Washington Capitals Fire Coach and General Manager

  • Ben Lasky
2012-06-27-Press-Conference-e1340832659202

Photo: Dave Nichols/District Sports Page

The Washington Capitals announced on Saturday morning that the team will not renew the contact of vice president and general manager George McPhee, and has fired head coach Adam Oates.

This ends a 17-year run for McPhee, who took over as GM in the 1997-1998 season. Under his general management, the Caps won seven division titles and the franchise made its only Stanley Cup appearance.

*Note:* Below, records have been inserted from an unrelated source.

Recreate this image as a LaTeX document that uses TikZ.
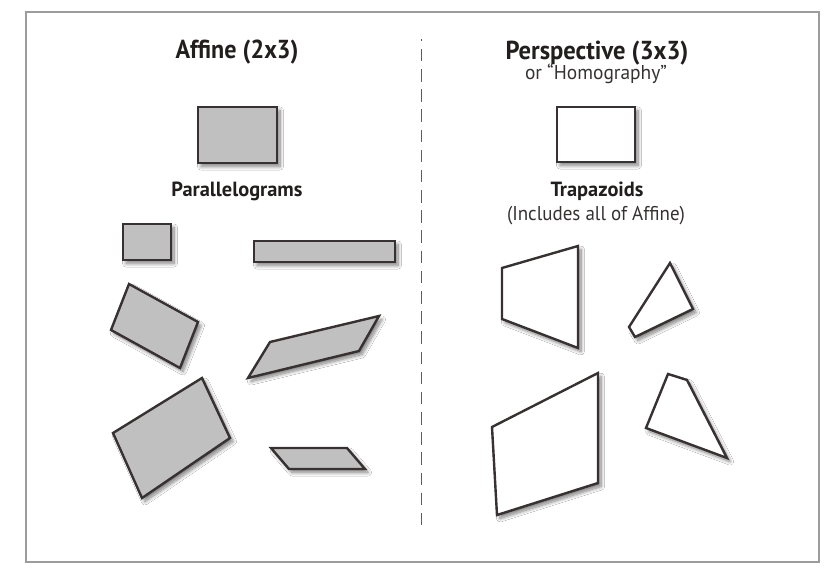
\documentclass[tikz,border=0pt]{standalone}
\usepackage{fontspec}
\setmainfont{PT Sans}
\usetikzlibrary{shadows.blur}
\definecolor{edgecol}{HTML}{383131}
\definecolor{shapegray}{HTML}{C0C0C0}
\definecolor{framegray}{HTML}{9C9C9C}
\definecolor{txtcol}{HTML}{231E1E}
\definecolor{subcol}{HTML}{363232}
\newcommand{\fitw}[3]{\resizebox{#1}{\height}{\fontsize{#2}{#2}\selectfont #3}}
\tikzset{
  softshadow/.style={blur shadow={shadow xshift=3pt, shadow yshift=-3.5pt, shadow blur radius=3.5pt, shadow blur steps=10, shadow opacity=50}},
  gshape/.style={draw=edgecol, line width=2.4pt, fill=shapegray, line join=miter, softshadow},
  wshape/.style={draw=edgecol, line width=2.4pt, fill=white, line join=miter, softshadow},
  label/.style={inner sep=0pt, anchor=base, text=txtcol},
  dashline/.style={draw=edgecol!80, line width=1.5pt, dash pattern=on 12.5pt off 7.67pt, dash phase=10.2pt}
}
\begin{document}
\begin{tikzpicture}[x=1pt,y=-1pt]
\useasboundingbox (0,0) rectangle (829,569);
\fill[white] (0,0) rectangle (829,569);
\draw[framegray, line width=2pt] (26,12) rectangle (819,562);
\coordinate (dtop) at (421.7,39);
\coordinate (dbot) at (421.7,525.5);
\draw[dashline] (dtop) -- (dbot);

% titles
\node[label] (affine) at (237,59) {\fitw{123pt}{26}{\bfseries Affine (2x3)}};
\node[label] (persp) at (597,60) {\fitw{183pt}{26}{\bfseries Perspective (3x3)}};
\node[label, text=subcol] (homog) at (596,80) {\fitw{142pt}{20}{or “Homography”}};
\node[label] (para) at (237,197) {\fitw{131pt}{20.5}{\bfseries Parallelograms}};
\node[label] (trap) at (597,197) {\fitw{93pt}{20.5}{\bfseries Trapazoids}};
\node[label, text=subcol] (incl) at (596,220) {\fitw{178pt}{20}{(Includes all of Affine)}};

% affine shapes
\draw[gshape] (198,107) rectangle (277,163);
\draw[gshape] (123,224) rectangle (171,260);
\draw[gshape] (254,241) rectangle (395,262);
\draw[gshape] (129,284) -- (198,322) -- (180,368) -- (111,330) -- cycle;
\draw[gshape] (270,342) -- (379,316) -- (359,351) -- (248,378) -- cycle;
\draw[gshape] (202,378) -- (230,438) -- (142,498) -- (113,433) -- cycle;
\draw[gshape] (271,448) -- (347,448) -- (365,469) -- (289,469) -- cycle;

% perspective shapes
\draw[wshape] (557,107) rectangle (635,162);
\draw[wshape] (502,268) -- (578,246) -- (578,348) -- (502,319) -- cycle;
\draw[wshape] (670,263) -- (693,309) -- (635,337) -- (629,327) -- cycle;
\draw[wshape] (492,427) -- (598,373) -- (598,483) -- (497,515) -- cycle;
\draw[wshape] (668,374) -- (687,380) -- (727,458) -- (646,428) -- cycle;
\end{tikzpicture}
\end{document}
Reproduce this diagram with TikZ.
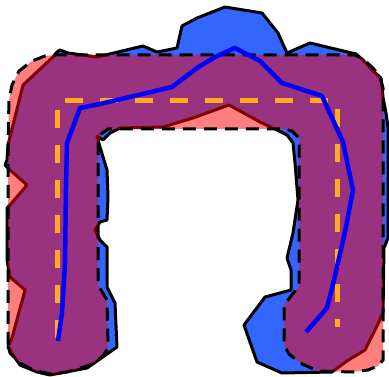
\documentclass[tikz,border=0pt]{standalone}
\usepackage{tikz}
\definecolor{regionblue}{RGB}{51,102,255}
\definecolor{skelorange}{RGB}{255,170,34}
\definecolor{pathblue}{RGB}{0,0,255}
\tikzset{
  bluearea/.style={fill=regionblue, draw=black, line width=3pt, line join=round},
  redarea/.style={fill=red, fill opacity=0.5},
  redoutline/.style={draw=black, line width=3pt, dash pattern=on 13pt off 8pt},
  skeleton/.style={draw=skelorange, line width=5pt, dash pattern=on 18pt off 17pt},
  route/.style={draw=pathblue, line width=4.5pt, line join=round}
}
\begin{document}
\begin{tikzpicture}[x=1pt,y=-1pt]
\useasboundingbox (0,0) rectangle (389,377);
% blue region
\path[bluearea] (8,145) -- (23,85) -- (53,57) -- (57,52) -- (60,50) -- (68,53) -- (97,57) -- (143,46) -- (157,52) -- (177,48) -- (182,26) -- (197,18) -- (225,7) -- (262,13) -- (278,33) -- (287,53) -- (310,43) -- (356,54) -- (363,60) -- (372,70) -- (381,78) -- (383,97) -- (386,113) -- (388,127) -- (388,238) -- (384,248) -- (383,312) -- (378,324) -- (365,350) -- (347,361) -- (332,372) -- (282,373) -- (257,362) -- (244,325) -- (265,297) -- (291,290) -- (291,270) -- (287,258) -- (293,233) -- (298,200) -- (295,163) -- (293,143) -- (287,135) -- (275,129) -- (260,122) -- (229,105) -- (193,118) -- (163,127) -- (120,128) -- (110,133) -- (103,140) -- (97,136) -- (100,147) -- (107,170) -- (108,197) -- (107,220) -- (100,222) -- (95,230) -- (100,240) -- (107,247) -- (107,287) -- (115,303) -- (117,347) -- (100,359) -- (87,368) -- (50,375) -- (37,372) -- (20,365) -- (13,355) -- (8,347) -- (12,338) -- (25,290) -- (10,277) -- (7,260) -- (7,208) -- (10,205) -- (27,185) -- (10,170) -- (5,165) -- (7,160) -- cycle;
% red region
\path[redarea] (8,345) -- (8,145) -- (9,100) -- (12,85) -- (19,71) -- (32,61) -- (45,56) -- (55,55) -- (355,55) -- (363,59) -- (373,68) -- (380,77) -- (383,88) -- (383,360) -- (378,366) -- (368,370) -- (353,372) -- (318,371) -- (300,363) -- (289,354) -- (284,345) -- (284,305) -- (299,286) -- (299,138) -- (292,131) -- (283,129) -- (108,129) -- (101,134) -- (98,143) -- (98,285) -- (107,300) -- (108,348) -- (103,356) -- (90,365) -- (67,372) -- (50,374) -- (33,370) -- (20,363) -- (10,353) -- cycle;
\path[redoutline] (8,345) -- (8,145) -- (9,100) -- (12,85) -- (19,71) -- (32,61) -- (45,56) -- (55,55) -- (355,55) -- (363,59) -- (373,68) -- (380,77) -- (383,88) -- (383,360) -- (378,366) -- (368,370) -- (353,372) -- (318,371) -- (300,363) -- (289,354) -- (284,345) -- (284,305) -- (299,286) -- (299,138) -- (292,131) -- (283,129) -- (108,129) -- (101,134) -- (98,143) -- (98,285) -- (107,300) -- (108,348) -- (103,356) -- (90,365) -- (67,372) -- (50,374) -- (33,370) -- (20,363) -- (10,353) -- cycle;
% skeleton
\coordinate (s1) at (57,338);
\coordinate (s2) at (57,101);
\coordinate (s3) at (337,101);
\coordinate (s4) at (337,327);
\draw[skeleton] (s1) -- (s2) -- (s3) -- (s4);
% route
\coordinate (r0) at (58,341);
\coordinate (r1) at (306,332);
\draw[route] (r0) -- (62,313) -- (65,264) -- (66,187) -- (67,143) -- (80,108) -- (100,104) -- (172,87) -- (197,68) -- (215,57) -- (235,48) -- (260,61) -- (282,83) -- (322,96) -- (343,142) -- (353,190) -- (345,232) -- (334,280) -- (327,308) -- (r1);
\end{tikzpicture}
\end{document}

From the statement put out by the Caps:

“George has been a terrific, longtime executive for our franchise, and I’m grateful for his commitment to the Capitals organization for the past 17 years,” [Ted] Leonsis said. “Under his leadership the Capitals won seven division titles, twice were the top team in the Eastern Conference, earned a Presidents’ Trophy and competed in the playoffs 10 times. He was a highly effective manager who is extremely well regarded within our organization and around the NHL. We have the utmost respect for him and his family and wish them nothing but the very best.”

While the team had great success in the regular season under McPhee, his legacy will likely be a continued inability to make it past the second round of the Stanley Cup Playoffs.

Oates, who coached the team for two seasons had a .572 winning percentage as head coach of the Caps.

We are also appreciative of Adam’s efforts and thank him for his devotion, work ethic and contributions to the Capitals the past two seasons. He is a smart, tactical coach who improved the performance of several of our players. He is a Hall of Fame player who we believe will be a longtime coach in the NHL. We will help him in whatever way we are able and wish him well.

After a disappointing ’13-’14 season that saw the Caps miss the playoffs for the first time since ’06-’07, it was clear that a front office shakeup was in order. According to Saturday’s statement, Leonsis said, “This is an important time for our organization, and I feel a change is needed in order to get us back to being a top echelon team that competes for the Stanley Cup.”